### Written instruction
Copy all the data exactly, except the pictures.

### Data provided

#####

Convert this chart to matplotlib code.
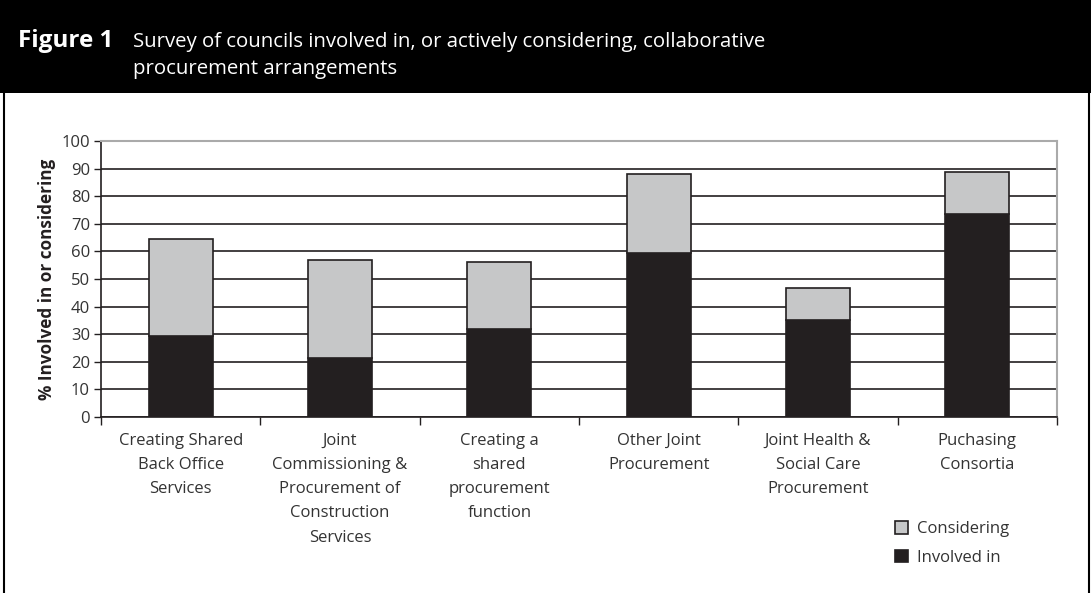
import numpy as np
import matplotlib
matplotlib.use('Agg')
import matplotlib.pyplot as plt
from matplotlib.patches import Rectangle
from matplotlib.lines import Line2D

categories = [
    "Creating Shared\nBack Office\nServices",
    "Joint\nCommissioning &\nProcurement of\nConstruction\nServices",
    "Creating a\nshared\nprocurement\nfunction",
    "Other Joint\nProcurement",
    "Joint Health &\nSocial Care\nProcurement",
    "Puchasing\nConsortia",
]
involved = [29.4, 21.4, 31.8, 59.5, 35.1, 73.4]
considering = [35.0, 35.4, 24.2, 28.4, 11.5, 15.2]
y_ticks = list(range(0, 101, 10))

plt.rcParams['font.family'] = ['Open Sans', 'DejaVu Sans']
W, H = 1091, 593
fig = plt.figure(figsize=(W / 100, H / 100), dpi=100, facecolor='white')

# header bar and frame
fig.patches.append(Rectangle((0, 1 - 93 / H), 1, 93 / H, transform=fig.transFigure,
                             facecolor='black', edgecolor='none', zorder=0))
fig.lines.append(Line2D([3.5 / W, 3.5 / W], [0, 1 - 93 / H], transform=fig.transFigure,
                        color='black', lw=1.5))
fig.lines.append(Line2D([1088.5 / W, 1088.5 / W], [0, 1 - 93 / H], transform=fig.transFigure,
                        color='black', lw=1.5))
fig.text(18 / W, 1 - 47 / H, "Figure 1", color='white', fontsize=17.5, fontweight='bold',
         va='baseline', ha='left')
fig.text(133 / W, 1 - 47 / H, "Survey of councils involved in, or actively considering, collaborative",
         color='white', fontsize=14.7, va='baseline', ha='left')
fig.text(133 / W, 1 - 74 / H, "procurement arrangements",
         color='white', fontsize=14.7, va='baseline', ha='left')

ax = fig.add_axes([101 / W, 1 - 417 / H, (1057 - 101) / W, (417 - 141) / H])
x = np.arange(len(categories))
involved_color = '#231f20'
considering_color = '#c6c7c8'
b1 = ax.bar(x, involved, width=0.4, color=involved_color, edgecolor='#231f20', lw=1.2,
            zorder=3, label='Involved in')
b2 = ax.bar(x, considering, width=0.4, bottom=involved, color=considering_color,
            edgecolor='#231f20', lw=1.2, zorder=3, label='Considering')

ax.set_xlim(-0.5, len(categories) - 0.5)
ax.set_ylim(0, 100)
ax.set_yticks(y_ticks)
ax.set_yticklabels([str(t) for t in y_ticks], fontsize=12, color='#333333')
ax.yaxis.grid(True, color='#231f20', lw=1.2, zorder=0)
ax.set_axisbelow(True)

ax.set_xticks(np.arange(-0.5, len(categories), 1.0))
ax.set_xticklabels([])
ax.tick_params(axis='x', direction='out', length=6, width=1, color='#231f20')
ax.tick_params(axis='y', direction='out', length=5, width=1, color='#231f20', pad=3)
for i, lab in enumerate(categories):
    ax.text(i, -5.8, lab, ha='center', va='top', fontsize=12, color='#333333',
            linespacing=1.68, transform=ax.transData)

for side in ['top', 'right']:
    ax.spines[side].set_color('#aaaaaa')
    ax.spines[side].set_linewidth(1.5)
for side in ['left', 'bottom']:
    ax.spines[side].set_color('#231f20')
    ax.spines[side].set_linewidth(1.2)

ax.set_ylabel('% Involved in or considering', fontsize=12.3, fontweight='bold',
              color='#231f20', labelpad=4)

leg = fig.legend(handles=[b2, b1], labels=['Considering', 'Involved in'],
                 loc='upper left', bbox_to_anchor=(880 / W, 1 - 506 / H),
                 frameon=False, fontsize=12, handlelength=0.8, handleheight=0.8,
                 handletextpad=0.5, labelspacing=0.75)
for t in leg.get_texts():
    t.set_color('#333333')

fig.savefig('out.png', dpi=100, facecolor='white')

#####

### Worked answer
Convert this chart to matplotlib code.
import numpy as np
import matplotlib
matplotlib.use('Agg')
import matplotlib.pyplot as plt
from matplotlib.patches import Rectangle
from matplotlib.lines import Line2D

categories = [
    "Creating Shared\nBack Office\nServices",
    "Joint\nCommissioning &\nProcurement of\nConstruction\nServices",
    "Creating a\nshared\nprocurement\nfunction",
    "Other Joint\nProcurement",
    "Joint Health &\nSocial Care\nProcurement",
    "Puchasing\nConsortia",
]
involved = [29.4, 21.4, 31.8, 59.5, 35.1, 73.4]
considering = [35.0, 35.4, 24.2, 28.4, 11.5, 15.2]
y_ticks = list(range(0, 101, 10))

plt.rcParams['font.family'] = ['Open Sans', 'DejaVu Sans']
W, H = 1091, 593
fig = plt.figure(figsize=(W / 100, H / 100), dpi=100, facecolor='white')

# header bar and frame
fig.patches.append(Rectangle((0, 1 - 93 / H), 1, 93 / H, transform=fig.transFigure,
                             facecolor='black', edgecolor='none', zorder=0))
fig.lines.append(Line2D([3.5 / W, 3.5 / W], [0, 1 - 93 / H], transform=fig.transFigure,
                        color='black', lw=1.5))
fig.lines.append(Line2D([1088.5 / W, 1088.5 / W], [0, 1 - 93 / H], transform=fig.transFigure,
                        color='black', lw=1.5))
fig.text(18 / W, 1 - 47 / H, "Figure 1", color='white', fontsize=17.5, fontweight='bold',
         va='baseline', ha='left')
fig.text(133 / W, 1 - 47 / H, "Survey of councils involved in, or actively considering, collaborative",
         color='white', fontsize=14.7, va='baseline', ha='left')
fig.text(133 / W, 1 - 74 / H, "procurement arrangements",
         color='white', fontsize=14.7, va='baseline', ha='left')

ax = fig.add_axes([101 / W, 1 - 417 / H, (1057 - 101) / W, (417 - 141) / H])
x = np.arange(len(categories))
involved_color = '#231f20'
considering_color = '#c6c7c8'
b1 = ax.bar(x, involved, width=0.4, color=involved_color, edgecolor='#231f20', lw=1.2,
            zorder=3, label='Involved in')
b2 = ax.bar(x, considering, width=0.4, bottom=involved, color=considering_color,
            edgecolor='#231f20', lw=1.2, zorder=3, label='Considering')

ax.set_xlim(-0.5, len(categories) - 0.5)
ax.set_ylim(0, 100)
ax.set_yticks(y_ticks)
ax.set_yticklabels([str(t) for t in y_ticks], fontsize=12, color='#333333')
ax.yaxis.grid(True, color='#231f20', lw=1.2, zorder=0)
ax.set_axisbelow(True)

ax.set_xticks(np.arange(-0.5, len(categories), 1.0))
ax.set_xticklabels([])
ax.tick_params(axis='x', direction='out', length=6, width=1, color='#231f20')
ax.tick_params(axis='y', direction='out', length=5, width=1, color='#231f20', pad=3)
for i, lab in enumerate(categories):
    ax.text(i, -5.8, lab, ha='center', va='top', fontsize=12, color='#333333',
            linespacing=1.68, transform=ax.transData)

for side in ['top', 'right']:
    ax.spines[side].set_color('#aaaaaa')
    ax.spines[side].set_linewidth(1.5)
for side in ['left', 'bottom']:
    ax.spines[side].set_color('#231f20')
    ax.spines[side].set_linewidth(1.2)

ax.set_ylabel('% Involved in or considering', fontsize=12.3, fontweight='bold',
              color='#231f20', labelpad=4)

leg = fig.legend(handles=[b2, b1], labels=['Considering', 'Involved in'],
                 loc='upper left', bbox_to_anchor=(880 / W, 1 - 506 / H),
                 frameon=False, fontsize=12, handlelength=0.8, handleheight=0.8,
                 handletextpad=0.5, labelspacing=0.75)
for t in leg.get_texts():
    t.set_color('#333333')

fig.savefig('out.png', dpi=100, facecolor='white')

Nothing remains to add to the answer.